Computer memories can be categorized into two main types depending on their access characteristics. One type is random access memory (RAM) in which information can be written in and read out of the memory at any location, in any desired sequence with a similar access time for each location.
A second type of computer memory is a read only memory (ROM) in which information can be read out much like a RAM but cannot be written in as freely.
A random access memory typically consists of a plurality of memory cells, an address decoder, read/write control circuitry and a memory output register. There are many details and variations in the connection of the elements and in the structure of each element between various types of memories. A major point of variation between random access memories is the structure of the memory cells used in the memory.
In particular, there are two types of RAM memories commonly in use. In a so-called static RAM memory each cell consists of a flip/flop circuit. Thus, as long as power is supplied to the memory cells the information stored in the cells will be maintained. A flip/flop circuit typically consists of two transistors or other semiconductor devices and has two stable states.

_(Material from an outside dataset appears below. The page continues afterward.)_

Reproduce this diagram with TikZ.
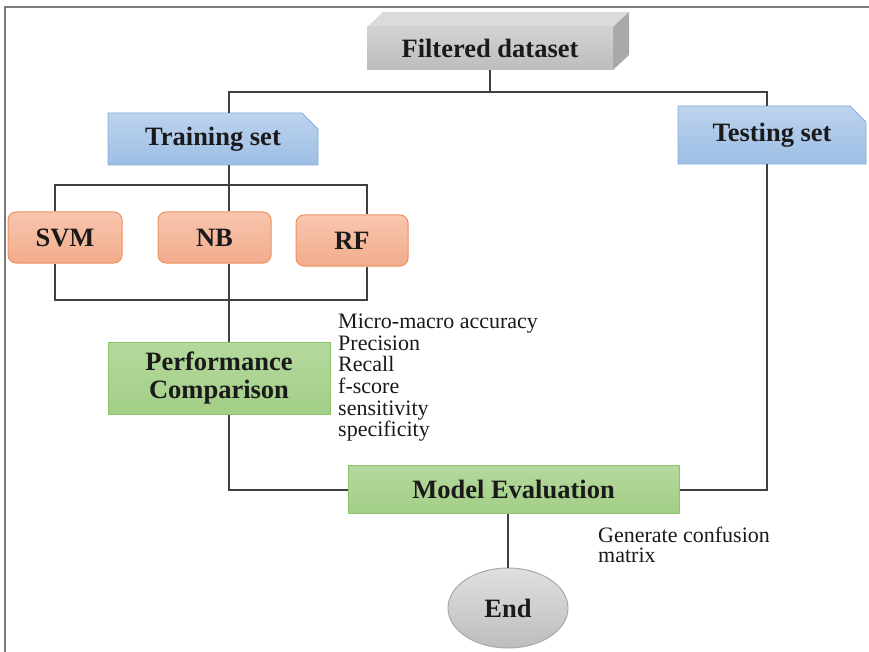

The other type of RAM memory is called a dynamic memory. Each memory cell of the dynamic RAM memory stores information by storing electric charge in a very small capacitance, which is usually called a storage capacitance. Information in the form of "0"s and "1"s is represented by either an electric charge or no charge on the storage capacitance of a particular memory cell. A single transistor is usually used to control the charging of the storage capacitance.
Since the electric charge stored on the storage capacitance gradually leaks away information must periodically be rewritten into the cell before the charge completely leaks out. This periodic rewriting of the information is called "refreshing" the memory. The refreshing frequency depends on the amount of leakage in the control transistor--in a typical dynamic memory refreshing is required every two milliseconds or less.
Although the refreshing operation requires additional circuitry to coordinate the procedure, the dynamic RAM is often used due to certain advantages over the static RAM. For example, because only one control transistor is used in the dynamic RAM instead of two flip/flop transistors in the static RAM, the dynamic RAM occupies a much smaller area than the static RAM. In addition, the dynamic RAM is usually faster and consumes less power. Thus, dynamic RAMS are particularly attractive in mini and micro computers where space and power consumption are at a premium.
In a dynamic RAM, both a memory access (a read or a write to a memory cell) and a refresh operation are performed under control of a combination of signals called a row address strobe (RAS) signals and column address strobe (CAS) signals. In a memory access operation, the RAS and CAS signals are used to select the particular memory cell which is to be accessed. Some dynamic memories require manipulation of both the RAS and the CAS signals to perform a refresh cycle. Other memories can be refreshed by activating the RAS signal.
During a conventional refresh operation, information is read out of a plurality of cells and then rewritten back into the cells where it will remain for up to two milliseconds--the maximum refresh time limit. Conventional refresh circuitry is usually arranged so that a refresh cycle occurs after each memory access. Normally, a whole row of memory cells is refreshed at once. Thus, an access to any cell in a particular row causes the entire row to be refreshed.
Conventional refresh circuitry works well when a sufficient number of memory accesses to refresh the entire memory can be guaranteed within the maximum refresh time limit. In a computer system which has a single block of memory and one memory controller, a sufficient number of memory accesses usually occurs within the required time limit.
However, when a large memory is partitioned into two or more blocks, each independently accessable, then it is possible for all memory accesses occurring within the refresh time limit to occur in one block of the memory. Thus, the maximum refresh time limit for the unaccessed block may be exceeded causing information loss.
One prior art solution to avoid this latter problem is to periodically trigger a refresh cycle by means of a continuously running timer which triggers a DMA (direct memory access) cycle to force a memory refresh cycle. This arrangement insures against loss of data but wastes power and slows down the operation of the memory because unnecessary refresh cycles may be performed both during a normal memory access and immediately afterwards as prompted by the timer.
Accordingly, it is an object of the present invention to provide a memory refresh circuit which refreshes the memory when a memory access is performed.
It is another object of the present invention to provide a memory refresh circuit which can operate in a system in which the memory is partitioned into blocks.
It is a further object of the present invention to provide a memory refresh circuit which forces a refresh of the memory prior to the expiration of the maximum refresh time limit without requiring periodic memory refresh cycles.
It is still another object of the present invention to provide a memory refresh circuit which can prevent the maximum refresh memory time from being exceeded even though no memory accesses are attempted within the time period.